Sunday, April 24, 2005


My bookman brought home a copy of Stradivari's Genius by Toby Faber the other day and I thought it looked quite interesting. Now, after reading the NY Time review of it, I'm going to have to read it. I am one of those sad individuals who cannot play any instrument but wish so much that I could. I tried learning piano once when I was in college but learning in a class with 15 other people is not the way to go. I have considered learning the violin since there is no room in my house for a piano, but it is not easy for an adult, or at least this adult, to make room in her life for learning to play an insturment. Perhaps someday when I win the lottery jackpot and don't have to work or when I no longer need to sleep at night. Zooming off in a completely different direction, I have been mulling over creating my own personal history of philosophy study course. Montaigne has my interest piqued and it somehow seems like it could be so useful in thinking about not only literature but any number of things.
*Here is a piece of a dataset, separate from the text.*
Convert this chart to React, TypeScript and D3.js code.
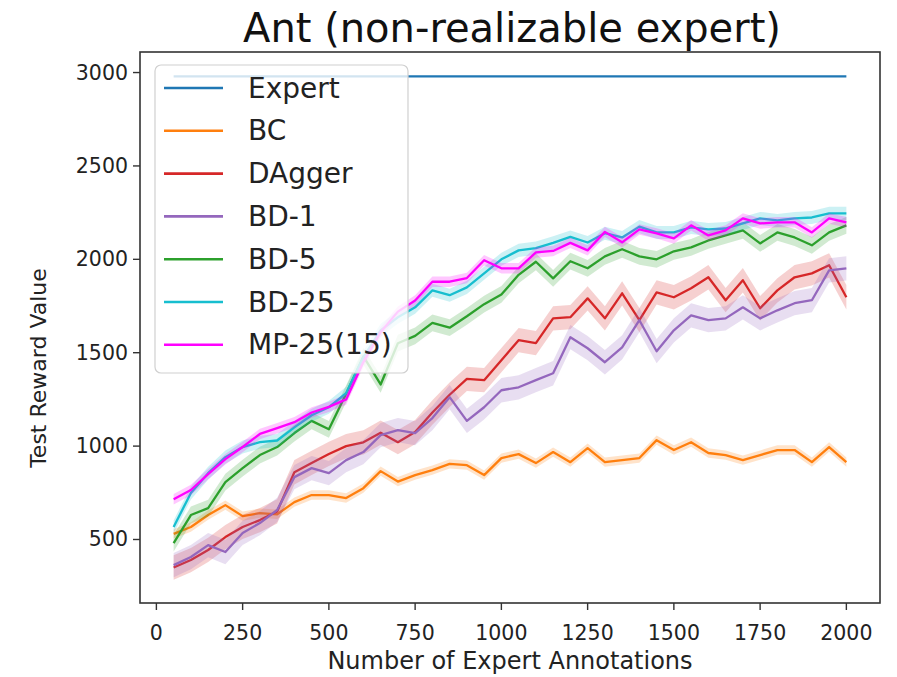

I have had some philosophy but it has all been in relation to literature. I even still have the big book I had to buy for the lit theory class. I could start there, but I am hoping for something more. Yesterday I read a review in the TLS about a new multi-volume series on philosophy called A New History of Western Philosophy, Volume One: Ancient Philosophy by Anthony Kenny. The reviewer also mentioned Bertrand Russell's History of Western Philosophy and actually does a bit of comparison of the two. Russell comes out ahead on readability and placing the philosophies into context, but Kenny wins on thoroughness (he includes philosophers prior to Socrates). My Bookman suggested I should read Sophie's World to get me going. But I am not sure where to start. I am looking for an overview of course, but I also plan on reading the philosopher's themselves and I would like to include non-western thought in my study too. Your thoughts and suggestions are welcome and hoped for.